_SET EXERCISE_. Transcribe every line from the top down to the line with "plt.rcParams['font.family'] = ['Liberation", both ends included, but not the pictures.

>> start EXERCISE MATERIAL

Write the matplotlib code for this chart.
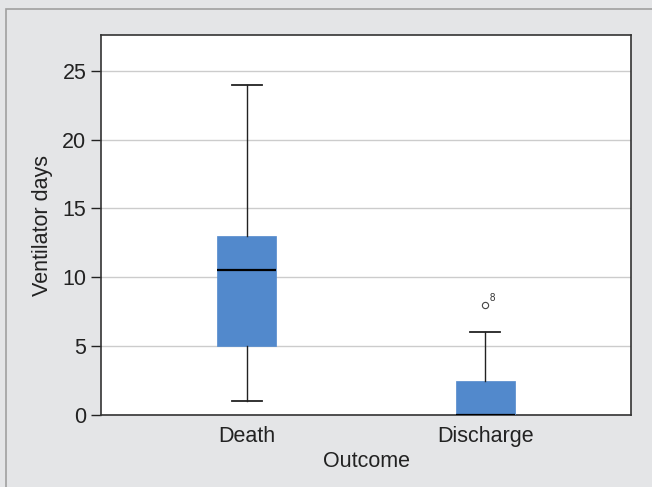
import matplotlib.pyplot as plt
from matplotlib.patches import Rectangle

plt.rcParams['font.family'] = ['Liberation Sans', 'DejaVu Sans']

# Dados das caixas
categorias = ["Death", "Discharge"]
minimos = [1, 0]
q1 = [5, 0]
medianas = [10.5, 0]
q3 = [13, 2.5]
maximos = [24, 6]
outliers = [[], [8]]
rotulos_outliers = [[], ["8"]]

cor_caixa = "#5289cc"
cor_fundo = "#e4e5e7"

fig = plt.figure(figsize=(6.52, 4.87), dpi=100, facecolor=cor_fundo)
# moldura cinza da figura
fig.patches.append(Rectangle((6 / 652, -0.1), 1.2, (487 - 9) / 487 + 0.1,
                             transform=fig.transFigure, fill=False,
                             edgecolor="#a0a0a0", linewidth=1.2))

ax = fig.add_axes([101 / 652, 1 - 415 / 487, 530 / 652, 380 / 487])

stats = []
for i, nome in enumerate(categorias):
    stats.append(dict(label=nome, whislo=minimos[i], q1=q1[i], med=medianas[i],
                      q3=q3[i], whishi=maximos[i], fliers=outliers[i]))

ax.bxp(stats, positions=[1, 2], widths=0.25, patch_artist=True,
       boxprops=dict(facecolor=cor_caixa, edgecolor=cor_caixa, linewidth=0.5),
       medianprops=dict(color="black", linewidth=1.6),
       whiskerprops=dict(color="#222222", linewidth=1),
       capprops=dict(color="#222222", linewidth=1.3),
       flierprops=dict(marker="o", markerfacecolor="none", markeredgecolor="#444444",
                       markersize=4.5, markeredgewidth=0.8),
       zorder=3)

# rótulo dos outliers
for i, (vals, rots) in enumerate(zip(outliers, rotulos_outliers)):
    for v, r in zip(vals, rots):
        ax.annotate(r, (i + 1, v), xytext=(3, 3), textcoords="offset points",
                    fontsize=7, color="#333333")

ax.set_xlim(0.39, 2.61)
ax.set_ylim(0, 27.6)
ax.set_yticks([0, 5, 10, 15, 20, 25])
ax.yaxis.grid(True, color="#cccccc", linewidth=1)
ax.set_axisbelow(True)
ax.tick_params(axis="y", labelsize=15.5, length=7, width=1, colors="#222222")
ax.tick_params(axis="x", labelsize=15.5, length=0, pad=8, colors="#222222")
ax.set_xlabel("Outcome", fontsize=15.5, color="#222222", labelpad=3)
ax.set_ylabel("Ventilator days", fontsize=15.5, color="#222222", labelpad=7)
for lado in ax.spines.values():
    lado.set_color("#333333")
    lado.set_linewidth(1.2)

fig.savefig("out.png", dpi=100, facecolor=cor_fundo)
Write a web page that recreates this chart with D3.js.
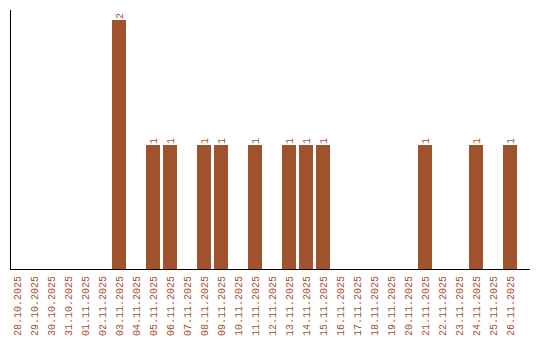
<!DOCTYPE html>
<html>
<head>
<meta charset="utf-8">
<script src="https://cdn.jsdelivr.net/npm/d3@7"></script>
<style>
  html, body { margin: 0; padding: 0; background: #fff; }
  #chart svg { display: block; }
  .lbl { font-family: "Liberation Mono", monospace; font-size: 10px; fill: #a0522d; }
</style>
</head>
<body>
<div id="chart"></div>
<script>
  // dates on the x axis
  var dates = [
    "28.10.2025", "29.10.2025", "30.10.2025", "31.10.2025", "01.11.2025", "02.11.2025",
    "03.11.2025", "04.11.2025", "05.11.2025", "06.11.2025", "07.11.2025", "08.11.2025",
    "09.11.2025", "10.11.2025", "11.11.2025", "12.11.2025", "13.11.2025", "14.11.2025",
    "15.11.2025", "16.11.2025", "17.11.2025", "18.11.2025", "19.11.2025", "20.11.2025",
    "21.11.2025", "22.11.2025", "23.11.2025", "24.11.2025", "25.11.2025", "26.11.2025"
  ];
  // count per date
  var counts = [
    0, 0, 0, 0, 0, 0,
    2, 0, 1, 1, 0, 1,
    1, 0, 1, 0, 1, 1,
    1, 0, 0, 0, 0, 0,
    1, 0, 0, 1, 0, 1
  ];
  var yMax = 2;

  var W = 540, H = 340;
  var BAR = "#a0522d";

  var svg = d3.select("#chart").append("svg")
    .attr("width", W).attr("height", H);

  var x = d3.scaleBand().domain(dates).range([8.5, 518.5]).paddingInner(0.18).paddingOuter(0.09);
  var y = d3.scaleLinear().domain([0, yMax]).range([270, 20]);

  var data = dates.map(function (d, i) { return { date: d, n: counts[i] }; });

  // bars
  svg.append("g").selectAll("rect").data(data.filter(function (d) { return d.n > 0; }))
    .enter().append("rect")
    .attr("x", function (d) { return Math.round(x(d.date)); })
    .attr("y", function (d) { return y(d.n); })
    .attr("width", Math.round(x.bandwidth()))
    .attr("height", function (d) { return y(0) - y(d.n); })
    .attr("fill", BAR)
    .attr("shape-rendering", "crispEdges");

  // value labels above bars (rotated)
  svg.append("g").selectAll("text").data(data.filter(function (d) { return d.n > 0; }))
    .enter().append("text")
    .attr("class", "lbl")
    .attr("transform", function (d) {
      var cx = Math.round(x(d.date)) + Math.round(x.bandwidth()) / 2;
      return "translate(" + cx + "," + (y(d.n) - 1) + ") rotate(-90)";
    })
    .attr("dy", "0.35em")
    .attr("text-anchor", "start")
    .text(function (d) { return d.n; });

  // axes lines
  svg.append("line").attr("x1", 10.5).attr("x2", 10.5).attr("y1", 10).attr("y2", 270)
    .attr("stroke", "#000").attr("stroke-width", 1).attr("shape-rendering", "crispEdges");
  svg.append("line").attr("x1", 10).attr("x2", 530).attr("y1", 269.5).attr("y2", 269.5)
    .attr("stroke", "#000").attr("stroke-width", 1).attr("shape-rendering", "crispEdges");

  // date labels
  svg.append("g").selectAll("text").data(dates)
    .enter().append("text")
    .attr("class", "lbl")
    .attr("transform", function (d) {
      var cx = Math.round(x(d)) + Math.round(x.bandwidth()) / 2;
      return "translate(" + cx + ",276) rotate(-90)";
    })
    .attr("dy", "0.35em")
    .attr("text-anchor", "end")
    .text(function (d) { return d; });
</script>
</body>
</html>
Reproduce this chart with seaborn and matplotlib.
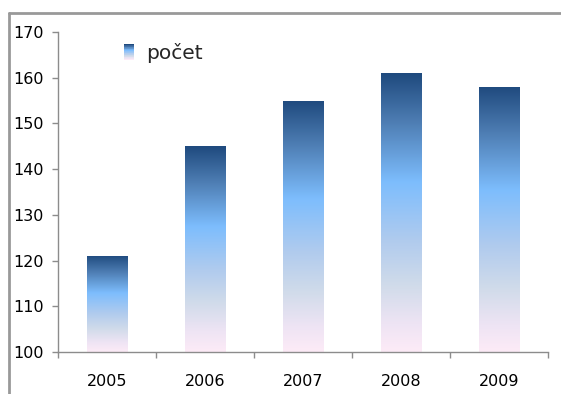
import numpy as np
import pandas as pd
import matplotlib
matplotlib.use("Agg")
import matplotlib.pyplot as plt
from matplotlib.colors import LinearSegmentedColormap
from matplotlib.patches import Rectangle
from matplotlib.legend_handler import HandlerBase
import seaborn as sns

# Data
years = ["2005", "2006", "2007", "2008", "2009"]
counts = [121, 145, 155, 161, 158]
series_name = "počet"
y_ticks = [100, 110, 120, 130, 140, 150, 160, 170]

# Vertical gradient used to fill each bar (top -> bottom)
grad_stops = [
    (0.00, "#1f4a7e"),
    (0.18, "#4f7fb5"),
    (0.39, "#7dbdfd"),
    (0.60, "#b0cbee"),
    (0.76, "#d0dbea"),
    (0.90, "#eee4f4"),
    (1.00, "#fdebf7"),
]
cmap = LinearSegmentedColormap.from_list("bargrad", grad_stops)

sns.set_theme(style="white")
plt.rcParams["font.family"] = ["DejaVu Sans"]

df = pd.DataFrame({"rok": years, series_name: counts})

fig = plt.figure(figsize=(5.61, 3.94), dpi=100)
ax = fig.add_axes([0.1034, 0.1066, 0.8734, 0.8122])

sns.barplot(data=df, x="rok", y=series_name, ax=ax, width=0.41,
            color="#7dbdfd", linewidth=0, saturation=1)

ax.set_ylim(100, 170)
ax.set_xlim(-0.5, len(years) - 0.5)

# Replace the flat fill with a gradient image clipped to each bar
grad = np.linspace(0, 1, 256).reshape(-1, 1)
for patch in ax.patches:
    x0, y0 = patch.get_x(), patch.get_y()
    w, h = patch.get_width(), patch.get_height()
    y_bottom = max(y0, 100)
    top = y0 + h
    im = ax.imshow(grad, cmap=cmap, aspect="auto",
                   extent=[x0, x0 + w, y_bottom, top],
                   origin="upper", zorder=2, interpolation="bilinear")
    im.set_clip_path(patch)
    patch.set_facecolor("none")

ax.set_xlim(-0.5, len(years) - 0.5)
ax.set_ylim(100, 170)
ax.set_yticks(y_ticks)
ax.set_xlabel("")
ax.set_ylabel("")

axis_col = "#8c8c8c"
for side in ["top", "right"]:
    ax.spines[side].set_visible(False)
for side in ["left", "bottom"]:
    ax.spines[side].set_color(axis_col)
    ax.spines[side].set_linewidth(1.0)

# Category ticks sit on the boundaries between categories
ax.set_xticks(np.arange(-0.5, len(years), 1.0), minor=False)
ax.set_xticklabels([""] * (len(years) + 1))
ax.set_xticks(np.arange(len(years)), minor=True)
ax.set_xticklabels(years, minor=True)
ax.tick_params(axis="x", which="major", direction="out", length=4,
               width=1, color=axis_col, bottom=True)
ax.tick_params(axis="x", which="minor", length=0, pad=16,
               labelsize=11.5, labelcolor="black")
ax.tick_params(axis="y", direction="out", length=4, width=1,
               color=axis_col, left=True, pad=6, labelsize=11.5,
               labelcolor="black")


class GradientSwatch(HandlerBase):
    def create_artists(self, legend, orig_handle, xdescent, ydescent,
                       width, height, fontsize, trans):
        n = 24
        arts = []
        for i in range(n):
            c = cmap(i / (n - 1))
            yy = -ydescent + height * (1 - (i + 1) / n)
            r = Rectangle((-xdescent, yy), width, height / n + 0.05,
                          facecolor=c, edgecolor="none", transform=trans)
            arts.append(r)
        return arts


proxy = Rectangle((0, 0), 1, 1)
fig.legend([proxy], [series_name], handler_map={Rectangle: GradientSwatch()},
           loc="upper left", bbox_to_anchor=(0.203, 0.916), frameon=False,
           fontsize=14.5, handlelength=0.5, handleheight=0.85,
           handletextpad=0.6, borderpad=0.0)

# Outer chart frame
fig.add_artist(plt.Line2D([8.5 / 561, 1.0], [1 - 12.5 / 394, 1 - 12.5 / 394],
                          transform=fig.transFigure, color="#999999", lw=2))
fig.add_artist(plt.Line2D([8.5 / 561, 8.5 / 561], [0.0, 1 - 12.5 / 394],
                          transform=fig.transFigure, color="#999999", lw=2))

fig.savefig("out.png", dpi=100, facecolor="white")
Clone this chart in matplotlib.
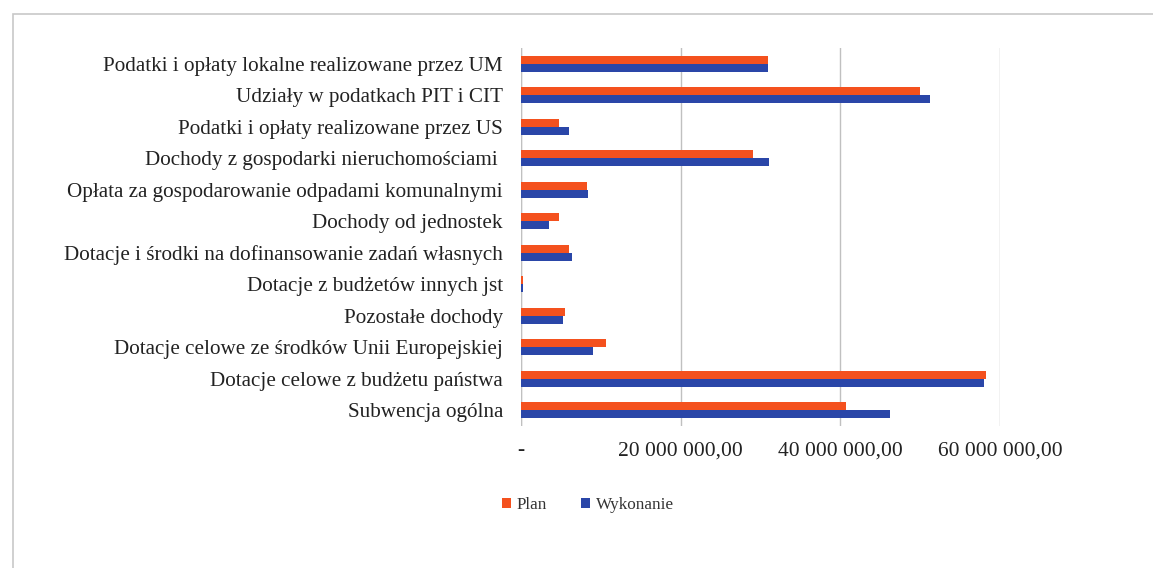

>> end EXERCISE MATERIAL

_RESPONSE TO THE TASK_.
Write the matplotlib code for this chart.
import matplotlib.pyplot as plt
from matplotlib.patches import Rectangle

plt.rcParams['font.family'] = ['Liberation Sans', 'DejaVu Sans']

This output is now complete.